■ TASK DIRECTIONS:
Print the material below exactly as it stands, please, from its first line to the line holding "color='#111122', zorder=3)", with no pictures.

■ SUPPLIED DATA:

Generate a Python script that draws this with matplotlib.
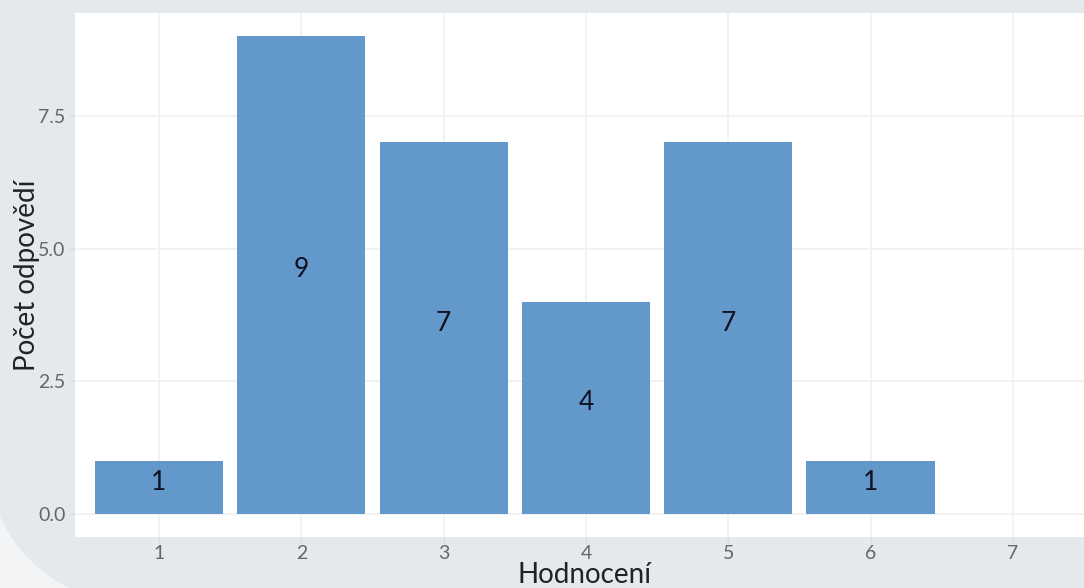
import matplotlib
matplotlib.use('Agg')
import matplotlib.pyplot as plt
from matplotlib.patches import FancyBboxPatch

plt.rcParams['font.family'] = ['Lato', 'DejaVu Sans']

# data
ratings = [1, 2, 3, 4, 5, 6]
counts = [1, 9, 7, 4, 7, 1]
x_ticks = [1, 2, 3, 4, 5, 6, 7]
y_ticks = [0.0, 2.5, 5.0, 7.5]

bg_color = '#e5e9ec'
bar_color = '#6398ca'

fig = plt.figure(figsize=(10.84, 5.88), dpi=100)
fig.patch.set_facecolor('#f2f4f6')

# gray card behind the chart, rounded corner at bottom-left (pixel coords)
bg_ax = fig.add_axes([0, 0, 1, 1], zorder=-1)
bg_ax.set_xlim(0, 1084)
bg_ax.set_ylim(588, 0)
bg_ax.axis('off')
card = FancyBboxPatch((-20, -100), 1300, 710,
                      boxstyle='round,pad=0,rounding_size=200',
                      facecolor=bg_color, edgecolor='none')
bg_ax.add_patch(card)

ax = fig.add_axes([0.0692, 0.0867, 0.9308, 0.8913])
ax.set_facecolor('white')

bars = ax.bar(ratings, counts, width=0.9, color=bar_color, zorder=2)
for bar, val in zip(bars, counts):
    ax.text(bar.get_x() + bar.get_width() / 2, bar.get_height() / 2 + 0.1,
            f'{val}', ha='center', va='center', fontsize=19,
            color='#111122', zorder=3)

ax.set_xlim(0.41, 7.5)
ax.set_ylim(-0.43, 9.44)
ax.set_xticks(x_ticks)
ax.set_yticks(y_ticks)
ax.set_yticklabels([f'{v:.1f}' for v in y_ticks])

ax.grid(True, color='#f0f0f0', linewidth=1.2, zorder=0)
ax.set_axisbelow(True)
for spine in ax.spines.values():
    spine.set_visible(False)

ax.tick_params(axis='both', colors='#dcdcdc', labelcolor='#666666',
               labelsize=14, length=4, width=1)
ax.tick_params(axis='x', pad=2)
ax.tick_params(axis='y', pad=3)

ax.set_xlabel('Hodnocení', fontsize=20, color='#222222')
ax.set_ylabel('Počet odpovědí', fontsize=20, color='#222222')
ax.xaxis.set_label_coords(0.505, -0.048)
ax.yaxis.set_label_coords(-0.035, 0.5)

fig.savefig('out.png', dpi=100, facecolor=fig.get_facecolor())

■ EXERCISE RESPONSE:
Generate a Python script that draws this with matplotlib.
import matplotlib
matplotlib.use('Agg')
import matplotlib.pyplot as plt
from matplotlib.patches import FancyBboxPatch

plt.rcParams['font.family'] = ['Lato', 'DejaVu Sans']

# data
ratings = [1, 2, 3, 4, 5, 6]
counts = [1, 9, 7, 4, 7, 1]
x_ticks = [1, 2, 3, 4, 5, 6, 7]
y_ticks = [0.0, 2.5, 5.0, 7.5]

bg_color = '#e5e9ec'
bar_color = '#6398ca'

fig = plt.figure(figsize=(10.84, 5.88), dpi=100)
fig.patch.set_facecolor('#f2f4f6')

# gray card behind the chart, rounded corner at bottom-left (pixel coords)
bg_ax = fig.add_axes([0, 0, 1, 1], zorder=-1)
bg_ax.set_xlim(0, 1084)
bg_ax.set_ylim(588, 0)
bg_ax.axis('off')
card = FancyBboxPatch((-20, -100), 1300, 710,
                      boxstyle='round,pad=0,rounding_size=200',
                      facecolor=bg_color, edgecolor='none')
bg_ax.add_patch(card)

ax = fig.add_axes([0.0692, 0.0867, 0.9308, 0.8913])
ax.set_facecolor('white')

bars = ax.bar(ratings, counts, width=0.9, color=bar_color, zorder=2)
for bar, val in zip(bars, counts):
    ax.text(bar.get_x() + bar.get_width() / 2, bar.get_height() / 2 + 0.1,
            f'{val}', ha='center', va='center', fontsize=19,
            color='#111122', zorder=3)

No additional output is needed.